- _TASK TO COMPLETE_
Return exactly, and only, the lines from the one holding "Write the TikZ code for this diagram." through the one holding "(0,0) rectangle (637,880);", both included; the pictures stay out.

[Stored dataset items]
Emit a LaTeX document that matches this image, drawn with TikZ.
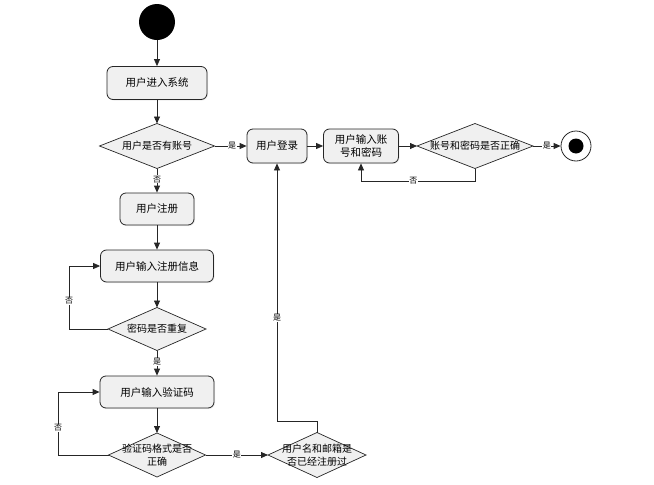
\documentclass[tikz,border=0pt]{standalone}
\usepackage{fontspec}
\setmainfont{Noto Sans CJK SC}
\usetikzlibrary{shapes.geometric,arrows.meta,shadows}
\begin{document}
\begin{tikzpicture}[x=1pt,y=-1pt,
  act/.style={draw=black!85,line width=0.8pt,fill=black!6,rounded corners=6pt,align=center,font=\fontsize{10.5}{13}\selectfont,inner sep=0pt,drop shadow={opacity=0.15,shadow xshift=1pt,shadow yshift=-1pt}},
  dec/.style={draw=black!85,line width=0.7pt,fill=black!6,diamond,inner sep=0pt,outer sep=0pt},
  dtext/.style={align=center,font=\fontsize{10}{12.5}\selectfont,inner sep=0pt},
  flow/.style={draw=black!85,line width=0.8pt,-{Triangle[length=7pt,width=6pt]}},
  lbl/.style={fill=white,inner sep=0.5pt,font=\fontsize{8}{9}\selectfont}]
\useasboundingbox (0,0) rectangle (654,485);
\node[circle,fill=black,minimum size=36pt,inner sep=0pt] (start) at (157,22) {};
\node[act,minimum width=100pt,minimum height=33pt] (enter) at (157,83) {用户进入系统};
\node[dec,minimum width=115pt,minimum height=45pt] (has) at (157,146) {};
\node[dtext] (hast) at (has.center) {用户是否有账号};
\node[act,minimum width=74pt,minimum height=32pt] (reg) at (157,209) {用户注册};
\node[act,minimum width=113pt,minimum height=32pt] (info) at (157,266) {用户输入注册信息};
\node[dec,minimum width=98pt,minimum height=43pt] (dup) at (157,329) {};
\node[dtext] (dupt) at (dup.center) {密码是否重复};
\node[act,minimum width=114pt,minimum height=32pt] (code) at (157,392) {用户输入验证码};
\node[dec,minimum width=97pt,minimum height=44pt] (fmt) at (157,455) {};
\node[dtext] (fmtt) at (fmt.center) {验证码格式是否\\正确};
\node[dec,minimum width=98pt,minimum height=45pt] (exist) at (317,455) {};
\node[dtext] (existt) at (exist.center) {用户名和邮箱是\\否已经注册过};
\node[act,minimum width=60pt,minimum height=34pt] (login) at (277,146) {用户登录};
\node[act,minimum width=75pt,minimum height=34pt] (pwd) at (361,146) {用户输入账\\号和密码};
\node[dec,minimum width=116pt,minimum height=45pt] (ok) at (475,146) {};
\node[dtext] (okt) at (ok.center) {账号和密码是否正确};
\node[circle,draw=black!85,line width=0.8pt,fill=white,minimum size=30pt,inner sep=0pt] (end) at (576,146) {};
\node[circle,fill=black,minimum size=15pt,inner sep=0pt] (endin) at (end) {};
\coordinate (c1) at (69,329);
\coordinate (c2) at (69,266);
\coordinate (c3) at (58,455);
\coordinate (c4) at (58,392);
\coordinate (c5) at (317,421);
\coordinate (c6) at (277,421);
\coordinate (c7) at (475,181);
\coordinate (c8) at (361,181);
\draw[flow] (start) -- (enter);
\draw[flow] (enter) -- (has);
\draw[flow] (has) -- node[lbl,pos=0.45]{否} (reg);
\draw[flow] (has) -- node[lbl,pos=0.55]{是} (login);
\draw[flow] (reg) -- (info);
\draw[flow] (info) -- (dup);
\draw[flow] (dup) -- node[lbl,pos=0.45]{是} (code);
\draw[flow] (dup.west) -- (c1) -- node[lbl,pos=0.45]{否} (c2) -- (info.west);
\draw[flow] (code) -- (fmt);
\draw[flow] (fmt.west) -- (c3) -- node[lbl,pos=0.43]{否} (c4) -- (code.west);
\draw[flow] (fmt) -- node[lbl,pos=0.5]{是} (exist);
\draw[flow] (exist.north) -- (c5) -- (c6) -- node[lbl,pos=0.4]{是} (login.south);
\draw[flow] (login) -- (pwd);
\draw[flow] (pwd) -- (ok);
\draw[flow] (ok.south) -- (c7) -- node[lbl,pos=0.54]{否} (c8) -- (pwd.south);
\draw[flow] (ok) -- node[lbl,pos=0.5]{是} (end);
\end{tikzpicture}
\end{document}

...

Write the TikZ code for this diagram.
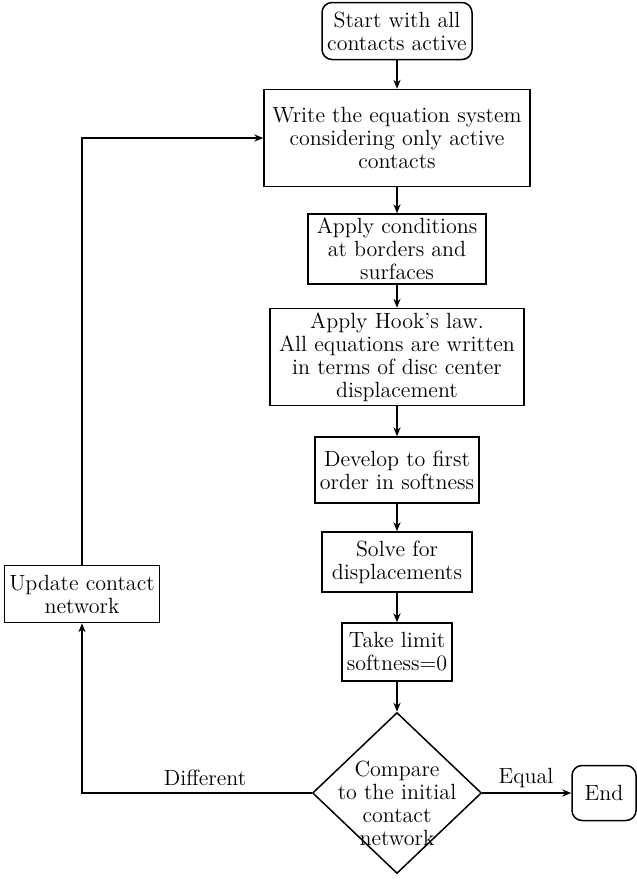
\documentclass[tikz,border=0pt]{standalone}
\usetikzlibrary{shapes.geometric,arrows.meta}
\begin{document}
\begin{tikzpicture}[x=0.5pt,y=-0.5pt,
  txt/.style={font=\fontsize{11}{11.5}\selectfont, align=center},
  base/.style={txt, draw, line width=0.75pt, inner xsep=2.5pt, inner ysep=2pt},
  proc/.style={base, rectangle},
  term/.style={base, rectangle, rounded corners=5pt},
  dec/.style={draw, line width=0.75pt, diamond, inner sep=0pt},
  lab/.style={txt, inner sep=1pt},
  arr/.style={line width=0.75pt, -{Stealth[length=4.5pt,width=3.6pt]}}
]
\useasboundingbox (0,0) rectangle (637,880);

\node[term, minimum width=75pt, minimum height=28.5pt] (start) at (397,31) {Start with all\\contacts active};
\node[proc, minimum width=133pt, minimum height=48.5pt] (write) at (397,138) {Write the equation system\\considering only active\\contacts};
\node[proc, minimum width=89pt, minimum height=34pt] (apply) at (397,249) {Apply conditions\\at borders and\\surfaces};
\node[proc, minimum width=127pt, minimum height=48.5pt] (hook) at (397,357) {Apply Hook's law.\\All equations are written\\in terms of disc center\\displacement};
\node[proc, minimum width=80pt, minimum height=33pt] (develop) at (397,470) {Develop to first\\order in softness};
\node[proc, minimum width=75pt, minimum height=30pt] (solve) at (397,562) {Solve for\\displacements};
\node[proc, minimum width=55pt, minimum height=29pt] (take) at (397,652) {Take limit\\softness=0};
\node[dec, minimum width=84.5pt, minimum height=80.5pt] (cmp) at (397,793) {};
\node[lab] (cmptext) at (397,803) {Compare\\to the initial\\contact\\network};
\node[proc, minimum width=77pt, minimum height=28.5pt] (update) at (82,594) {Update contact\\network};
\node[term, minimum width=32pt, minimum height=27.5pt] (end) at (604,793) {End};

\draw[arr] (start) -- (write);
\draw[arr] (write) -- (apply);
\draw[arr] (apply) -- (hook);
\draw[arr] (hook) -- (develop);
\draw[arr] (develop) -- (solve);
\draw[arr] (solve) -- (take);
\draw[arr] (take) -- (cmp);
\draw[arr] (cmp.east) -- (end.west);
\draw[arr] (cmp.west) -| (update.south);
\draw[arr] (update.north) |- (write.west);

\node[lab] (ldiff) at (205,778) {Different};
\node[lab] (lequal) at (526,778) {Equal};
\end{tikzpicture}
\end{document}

- _CORRECT OUTPUT_
Write the TikZ code for this diagram.
\documentclass[tikz,border=0pt]{standalone}
\usetikzlibrary{shapes.geometric,arrows.meta}
\begin{document}
\begin{tikzpicture}[x=0.5pt,y=-0.5pt,
  txt/.style={font=\fontsize{11}{11.5}\selectfont, align=center},
  base/.style={txt, draw, line width=0.75pt, inner xsep=2.5pt, inner ysep=2pt},
  proc/.style={base, rectangle},
  term/.style={base, rectangle, rounded corners=5pt},
  dec/.style={draw, line width=0.75pt, diamond, inner sep=0pt},
  lab/.style={txt, inner sep=1pt},
  arr/.style={line width=0.75pt, -{Stealth[length=4.5pt,width=3.6pt]}}
]
\useasboundingbox (0,0) rectangle (637,880);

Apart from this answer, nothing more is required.